Besides, if the US claims that it does not negotiate with terrorist we are clearly making a distinction between us and them which has to be supported in practice despite its inconveniences.

“We hold ourselves to a higher standard, and that is what separates us from, raises us above, the rest of the world.”

Who said this?

One last point... it would be nice if you identified your citations. Most credible Journalists; Writers and yes even Bloggers do.

Wasalaam

James Howard Shott said...

The answer is simple. Two wrongs don't make a right as the saying goes.

Defending ones self is not wrong. Treating a violent, barbaric enemy "nice" is dumb, unnecessary and counter-productive.

“We hold ourselves to a higher standard, and that is what separates us from, raises us above, the rest of the world.”

Who said this?


I said that. I offered it as a general statement of a sentiment held by many individuals. What I said, and what you missed, was: "This concept [my emphasis] is put forth as the principle upon which we base our need to treat our enemy better than he treats us, and is sometimes advanced by people whom I hold in high regard. And it is an honorable principle, to a point." Seems pretty clear to me.
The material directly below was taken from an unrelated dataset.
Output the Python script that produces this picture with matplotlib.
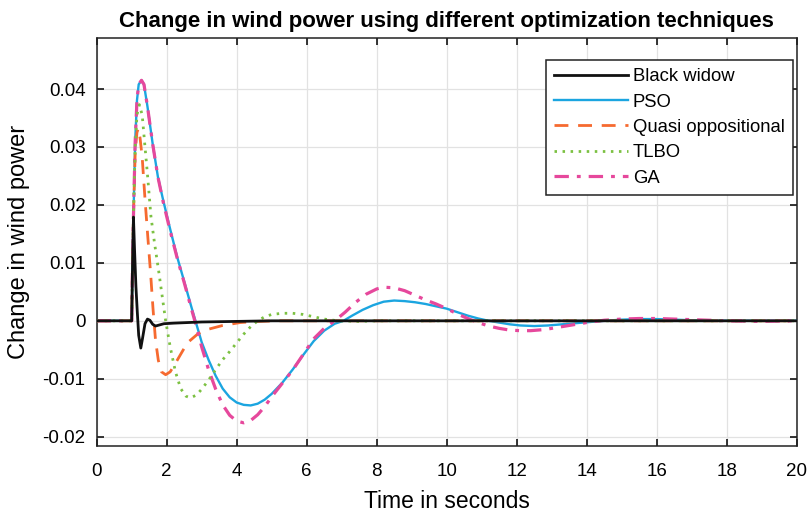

Sorry if it is over your head.

And if you are going to lecture me on the fine points of journalism--your citation criticism, of course, doesn't apply in this instance--you'd best brush up on your rules of punctuation and become a better speller and proof reader. Even bloggers ought to spell and punctuate correctly.

Buffalo said...

You're correct. There isn't such a thing as civilized war - unless you call boxing a war. It doesn't make a lot of sense to bring fists to a knife fight or a knife to a gun fight.

That said, it is very easy to call those that oppose the military action in Iraq terrorists. I will grant you that some, even many, of them are exactly that - terrorists.

I'm wondering how many of them could be called patriots, provided we were on there side?

I'm thinking a whole lot of folks are being detained unnecessarily, for little good cause - and branded terrorists by the administration to provide justification for this example of American aggression.

If they are terrorists - shoot the son of a bitches. Behead them if you wish. But be right with the definition. One of these days it might be you and I that are branded terrorists by aggressors invading our country.

James Howard Shott said...

That said, it is very easy to call those that oppose the military action in Iraq terrorists. I will grant you that some, even many, of them are exactly that - terrorists.

I'm wondering how many of them could be called patriots, provided we were on there side?


You know, Buff, I’ve thought along those same lines. My opinion is—and it is not just an opinion without a basis in fact—that those fighting against the coalition in Iraq are not patriots. Many or perhaps most of them are foreigners who have come to fight not only the coalition, but to fight against opposing Islamic sects; they are al Quaeda in Iraq “combatants” who violently oppose the loss of Islamic control of Iraq. They greatly fear Iraqis gaining the freedoms that come with a democratic form of government.

Those that call the Iraq conflict a civil war are correct; it is a war primarily between Sunnis and Shiites, and many/most of the fighters have come from Iran or Syria or other Islamic countries. You may notice that most of the victims over the last several months are Iraqis, not Americans or Coalition forces, not that we aren’t still taking casualties, but we are not the target nearly as often as are “fellow Muslims.” The targets changed after the Iraqi elections.

Is it possible that some innocents get caught up in the dragnet? Of course. But if you think about the process, the Coalition (read “U.S.”) doesn’t have a lot of extra time to go out a grab people that they do not suspect of aiding the enemy. What would be the point of wasting time and resources on those that you do not have reason to suspect are involved with the enemy? Having carried a gun in Vietnam you are better aware than I of the potential for “normal looking” people to be booby trapped, or be armed.

One of these days it might be you and I that are branded terrorists by aggressors invading our country.

If that were to happen, you and I would both be patriots, and I would be proud to be branded along side you.